Findings (2)
- The Aya initiative explicitly targets 'more than 50 previously underserved languages' and supports 'low-resource languages', which structurally creates space for language communities typically excluded from NLP, some of which carry Indigenous and oral knowledge.
- Region-tuned variants (Tiny Aya Earth for African and West Asian languages, Tiny Aya Fire for South Asian languages) acknowledge that linguistic geography is uneven and that one model does not fit all communities.
Gaps (4)
- No mention of the CARE Principles for Indigenous Data Governance (Collective benefit, Authority to control, Responsibility, Ethics) anywhere in the visible text.
- No reference to Indigenous data sovereignty, community ownership of language corpora, or the right of a language community to withdraw its data.
- Oral traditions and non-textual knowledge are not addressed; the framing is text/instruction-tuning corpora, which privileges written language and can be extractive toward oral-first cultures.

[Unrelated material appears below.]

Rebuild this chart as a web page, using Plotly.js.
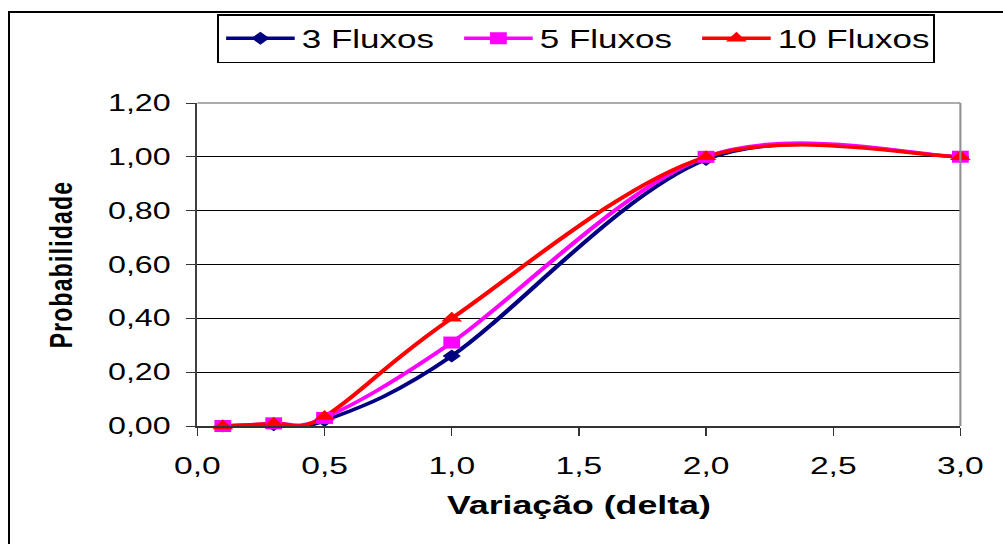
<!DOCTYPE html>
<html>
<head>
<meta charset="utf-8">
<script src="https://cdn.plot.ly/plotly-3.0.1.min.js"></script>
<style>
  html, body { margin: 0; padding: 0; background: #fff; overflow: hidden; }
  #frame {
    position: absolute; left: 8px; top: 11px; width: 1100px; height: 600px;
    border-left: 2px solid #000; border-top: 2px solid #000;
    z-index: 5; pointer-events: none;
  }
  /* the chart is laid out narrow and widened horizontally */
  #chart {
    position: absolute; left: 0; top: 0; width: 717px; height: 544px;
    transform: scaleX(1.4); transform-origin: 0 0;
  }
  #chart .ytitle { letter-spacing: 1.2px; }
</style>
</head>
<body>
<div id="frame"></div>
<div id="chart"></div>
<script>
// Probability of detection versus variation (delta)
const delta    = [0.1, 0.3, 0.5, 1.0, 2.0, 3.0];
const fluxos3  = [0.00, 0.005, 0.02, 0.26, 0.99, 1.00];
const fluxos5  = [0.00, 0.01, 0.03, 0.31, 1.00, 1.00];
const fluxos10 = [0.00, 0.01, 0.035, 0.40, 1.00, 1.00];
const seriesNames  = ['3 Fluxos', '5 Fluxos', '10 Fluxos'];
const seriesColors = ['#000080', '#FF00FF', '#FF0000'];
const seriesValues = [fluxos3, fluxos5, fluxos10];
const markerSymbols = ['diamond', 'square', 'triangle-up'];
const markerSizes   = [10, 12, 13];

const FONT = '"Liberation Sans", Arial, sans-serif';

// Smoothed line through the points: cubic Bezier segments whose handles
// follow the neighbouring points (handle = (P[i+1] - P[i-1]) / 6).
function smoothPath(xs, ys) {
  const n = xs.length;
  let d = 'M' + xs[0] + ',' + ys[0];
  for (let i = 0; i < n - 1; i++) {
    const p = Math.max(i - 1, 0), q = Math.min(i + 2, n - 1);
    const c1x = xs[i] + (xs[i + 1] - xs[p]) / 6;
    const c1y = ys[i] + (ys[i + 1] - ys[p]) / 6;
    const c2x = xs[i + 1] - (xs[q] - xs[i]) / 6;
    const c2y = ys[i + 1] - (ys[q] - ys[i]) / 6;
    d += ' C' + c1x + ',' + c1y + ' ' + c2x + ',' + c2y + ' ' + xs[i + 1] + ',' + ys[i + 1];
  }
  return d;
}

const data = [];
const curves = [];
seriesNames.forEach(function (name, k) {
  // legend entry (line + marker sample)
  data.push({
    x: [null], y: [null], name: name, type: 'scatter', mode: 'lines+markers',
    legendgroup: name,
    line: { color: seriesColors[k], width: 3.5 },
    marker: { color: seriesColors[k], symbol: markerSymbols[k], size: markerSizes[k], line: { width: 0 } }
  });
  // the measured points
  data.push({
    x: delta, y: seriesValues[k], name: name, type: 'scatter', mode: 'markers',
    legendgroup: name, showlegend: false, cliponaxis: false,
    marker: { color: seriesColors[k], symbol: markerSymbols[k], size: markerSizes[k], line: { width: 0 } }
  });
  // the smoothed curve through them
  curves.push({
    type: 'path', xref: 'x', yref: 'y', layer: 'between',
    path: smoothPath(delta, seriesValues[k]),
    line: { color: seriesColors[k], width: 3.5 }
  });
});

const layout = {
  width: 717, height: 544,
  margin: { l: 141, r: 31, t: 103, b: 118, pad: 0 },
  paper_bgcolor: '#ffffff', plot_bgcolor: '#ffffff',
  separators: ', ',
  font: { family: FONT, color: '#000', size: 23 },
  showlegend: true,
  legend: {
    orientation: 'h', x: 0.0257, y: 1.2755, xanchor: 'left', yanchor: 'top',
    bordercolor: '#000', borderwidth: 1.5, bgcolor: '#fff',
    font: { family: FONT, size: 25, color: '#000' },
    traceorder: 'normal', itemwidth: 49, entrywidth: 106
  },
  xaxis: {
    range: [0, 3], tickvals: [0, 0.5, 1, 1.5, 2, 2.5, 3], tickformat: '.1f',
    showgrid: false, zeroline: false,
    showline: true, linecolor: '#333', linewidth: 1.5,
    ticks: 'outside', ticklen: 8, tickwidth: 1, tickcolor: '#333',
    ticklabelstandoff: 10,
    tickfont: { family: FONT, size: 24 },
    title: { text: '<b>Variação (delta)</b>', font: { family: FONT, size: 25.5 }, standoff: 18 }
  },
  yaxis: {
    range: [0, 1.2], tickvals: [0, 0.2, 0.4, 0.6, 0.8, 1.0, 1.2], tickformat: '.2f',
    showgrid: true, gridcolor: '#000', gridwidth: 1, zeroline: false,
    showline: true, linecolor: '#404040', linewidth: 2,
    ticks: 'outside', ticklen: 6.5, tickwidth: 1, tickcolor: '#333',
    ticklabelstandoff: 6,
    tickfont: { family: FONT, size: 23 },
    title: { text: '<b>Probabilidade</b>', font: { family: FONT, size: 23 }, standoff: 19 }
  },
  shapes: curves.concat([
    { type: 'line', xref: 'paper', yref: 'paper', x0: 0, x1: 1, y0: 1, y1: 1,
      line: { color: '#909090', width: 1.5 }, layer: 'above' },
    { type: 'line', xref: 'paper', yref: 'paper', x0: 1, x1: 1, y0: 0, y1: 1,
      line: { color: '#909090', width: 1.5 }, layer: 'above' }
  ])
};

Plotly.newPlot('chart', data, layout, { staticPlot: true, displayModeBar: false });
</script>
</body>
</html>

- 'Underserved' framing positions communities as recipients of AI rather than as authorities over their own knowledge.
Justification
Score above the typical floor because the entire Aya program is oriented toward languages that mainstream labs ignore, and 3,000+ distributed contributors is materially more participatory than a Western core lab. But low-resource-language inclusion is not the same as Indigenous data sovereignty: there is no CARE language, no community-authority or withdrawal mechanism, and an oral-knowledge blind spot. A 4 reflects genuine structural openness without the governance scaffolding that would make it non-extractive.